Do I need title insurance in Spain? It exists but is uncommon. The Registro's protection of good-faith buyers usually makes it unnecessary, though some foreign buyers still purchase a policy for peace of mind.

Can I sign by power of attorney from abroad? Yes. A poder executed before a notary in your country, apostilled and translated, allows your lawyer to sign the escritura on your behalf. This is standard for remote closings.

Is the notario my lawyer? No. The notario is impartial and represents the legality of the act, not your interests. You still need your own abogado.

How long until I'm registered as owner?
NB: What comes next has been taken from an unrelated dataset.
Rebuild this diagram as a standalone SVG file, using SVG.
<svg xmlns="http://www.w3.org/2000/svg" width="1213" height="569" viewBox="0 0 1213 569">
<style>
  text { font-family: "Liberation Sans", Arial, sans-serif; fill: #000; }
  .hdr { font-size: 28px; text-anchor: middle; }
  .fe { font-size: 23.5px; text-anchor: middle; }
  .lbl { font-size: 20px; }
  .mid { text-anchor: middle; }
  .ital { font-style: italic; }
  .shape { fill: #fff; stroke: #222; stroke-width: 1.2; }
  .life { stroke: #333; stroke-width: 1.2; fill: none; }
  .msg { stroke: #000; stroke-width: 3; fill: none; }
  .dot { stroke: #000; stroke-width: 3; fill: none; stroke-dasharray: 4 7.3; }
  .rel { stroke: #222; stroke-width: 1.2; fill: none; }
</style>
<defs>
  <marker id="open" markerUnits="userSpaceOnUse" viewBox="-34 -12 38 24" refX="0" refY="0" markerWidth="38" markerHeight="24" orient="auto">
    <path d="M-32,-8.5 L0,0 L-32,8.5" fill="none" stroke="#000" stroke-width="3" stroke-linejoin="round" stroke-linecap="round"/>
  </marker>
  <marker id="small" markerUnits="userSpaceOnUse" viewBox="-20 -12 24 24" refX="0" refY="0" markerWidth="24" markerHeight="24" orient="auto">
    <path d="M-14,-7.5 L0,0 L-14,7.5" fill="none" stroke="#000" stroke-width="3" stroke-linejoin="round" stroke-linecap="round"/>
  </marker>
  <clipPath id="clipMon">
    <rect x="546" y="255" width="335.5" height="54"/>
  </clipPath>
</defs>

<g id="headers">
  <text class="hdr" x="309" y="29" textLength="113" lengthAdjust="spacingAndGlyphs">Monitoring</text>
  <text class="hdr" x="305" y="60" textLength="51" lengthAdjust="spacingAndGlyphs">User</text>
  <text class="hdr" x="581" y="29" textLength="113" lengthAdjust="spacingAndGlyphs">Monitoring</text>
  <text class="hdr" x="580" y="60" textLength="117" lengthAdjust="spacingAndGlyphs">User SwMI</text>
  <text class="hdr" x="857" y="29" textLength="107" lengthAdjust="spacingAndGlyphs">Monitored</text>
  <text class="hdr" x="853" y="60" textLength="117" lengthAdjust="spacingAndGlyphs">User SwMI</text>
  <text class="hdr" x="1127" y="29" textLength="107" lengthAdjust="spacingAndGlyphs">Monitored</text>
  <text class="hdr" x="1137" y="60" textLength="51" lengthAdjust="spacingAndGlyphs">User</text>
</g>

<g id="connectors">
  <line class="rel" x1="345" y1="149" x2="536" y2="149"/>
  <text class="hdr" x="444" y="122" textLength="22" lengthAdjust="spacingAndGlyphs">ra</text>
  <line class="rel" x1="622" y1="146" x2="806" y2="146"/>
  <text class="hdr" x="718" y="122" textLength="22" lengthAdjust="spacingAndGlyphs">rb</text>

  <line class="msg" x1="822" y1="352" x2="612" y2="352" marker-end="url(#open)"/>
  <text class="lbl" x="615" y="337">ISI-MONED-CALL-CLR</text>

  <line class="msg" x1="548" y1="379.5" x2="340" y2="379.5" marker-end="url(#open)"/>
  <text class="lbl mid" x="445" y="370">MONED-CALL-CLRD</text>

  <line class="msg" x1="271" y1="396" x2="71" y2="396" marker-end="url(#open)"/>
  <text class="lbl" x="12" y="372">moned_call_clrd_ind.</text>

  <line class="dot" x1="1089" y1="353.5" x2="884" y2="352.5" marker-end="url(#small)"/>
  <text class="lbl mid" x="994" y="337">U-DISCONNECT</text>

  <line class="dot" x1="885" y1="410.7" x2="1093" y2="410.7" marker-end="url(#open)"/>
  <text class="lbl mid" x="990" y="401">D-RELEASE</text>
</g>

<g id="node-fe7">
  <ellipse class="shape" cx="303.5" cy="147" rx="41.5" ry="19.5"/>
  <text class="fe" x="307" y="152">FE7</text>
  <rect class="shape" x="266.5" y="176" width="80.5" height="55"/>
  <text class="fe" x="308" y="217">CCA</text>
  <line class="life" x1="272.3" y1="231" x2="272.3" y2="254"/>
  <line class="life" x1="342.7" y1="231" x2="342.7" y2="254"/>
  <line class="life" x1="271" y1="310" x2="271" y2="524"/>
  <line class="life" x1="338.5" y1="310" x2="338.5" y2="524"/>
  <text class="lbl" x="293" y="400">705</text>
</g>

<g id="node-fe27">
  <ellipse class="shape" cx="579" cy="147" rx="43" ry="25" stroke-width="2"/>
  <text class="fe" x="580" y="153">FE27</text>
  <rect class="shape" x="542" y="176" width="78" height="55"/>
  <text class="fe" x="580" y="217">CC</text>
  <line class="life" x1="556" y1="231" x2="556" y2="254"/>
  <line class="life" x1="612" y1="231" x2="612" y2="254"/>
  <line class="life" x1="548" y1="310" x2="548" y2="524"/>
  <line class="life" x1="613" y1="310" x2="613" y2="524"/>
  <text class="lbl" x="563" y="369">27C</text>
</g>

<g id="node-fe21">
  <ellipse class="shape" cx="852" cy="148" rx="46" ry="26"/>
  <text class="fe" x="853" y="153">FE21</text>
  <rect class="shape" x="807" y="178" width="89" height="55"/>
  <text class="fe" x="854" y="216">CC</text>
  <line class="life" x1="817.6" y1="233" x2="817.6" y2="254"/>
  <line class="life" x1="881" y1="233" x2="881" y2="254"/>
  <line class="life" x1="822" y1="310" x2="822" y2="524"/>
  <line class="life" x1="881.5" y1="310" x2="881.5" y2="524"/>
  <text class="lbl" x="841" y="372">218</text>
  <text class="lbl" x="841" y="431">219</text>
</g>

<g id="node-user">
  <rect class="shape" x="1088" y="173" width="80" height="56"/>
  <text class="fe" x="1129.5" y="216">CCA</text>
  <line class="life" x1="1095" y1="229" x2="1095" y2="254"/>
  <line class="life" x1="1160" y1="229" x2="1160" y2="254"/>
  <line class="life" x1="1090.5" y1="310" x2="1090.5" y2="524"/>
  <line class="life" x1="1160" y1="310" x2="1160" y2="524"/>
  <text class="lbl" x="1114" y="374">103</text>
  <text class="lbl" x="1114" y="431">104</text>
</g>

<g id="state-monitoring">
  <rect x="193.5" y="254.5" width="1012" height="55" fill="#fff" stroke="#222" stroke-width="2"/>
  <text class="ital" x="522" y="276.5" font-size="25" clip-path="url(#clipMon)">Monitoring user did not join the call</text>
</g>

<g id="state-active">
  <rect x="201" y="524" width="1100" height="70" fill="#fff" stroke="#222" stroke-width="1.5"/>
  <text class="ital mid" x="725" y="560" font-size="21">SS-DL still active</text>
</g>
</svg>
Inscription typically takes a few weeks to a couple of months after signing, depending on the Registro's workload and whether taxes are settled promptly.

What if there's a discrepancy between the deed and the register? The register generally prevails for third-party effects. Your lawyer should reconcile any mismatch before you sign, not after.

The bottom line

In Spain, ownership is built on three signatures and two institutions: you, the seller, and the notario sign the escritura pública, and the Registro de la Propiedad then makes that ownership effective against the world. The system is robust — arguably one of the safest title regimes in Europe — but it only works if you do the due diligence before the notary's pen touches paper. Hire your own independent abogado, insist on a fresh nota simple, verify taxes and community fees, and never wire money against promises that aren't in the deed. Confirm current rates, thresholds and procedures with the AEAT, your autonomous community's tax agency, and a licensed professional, because laws and figures change.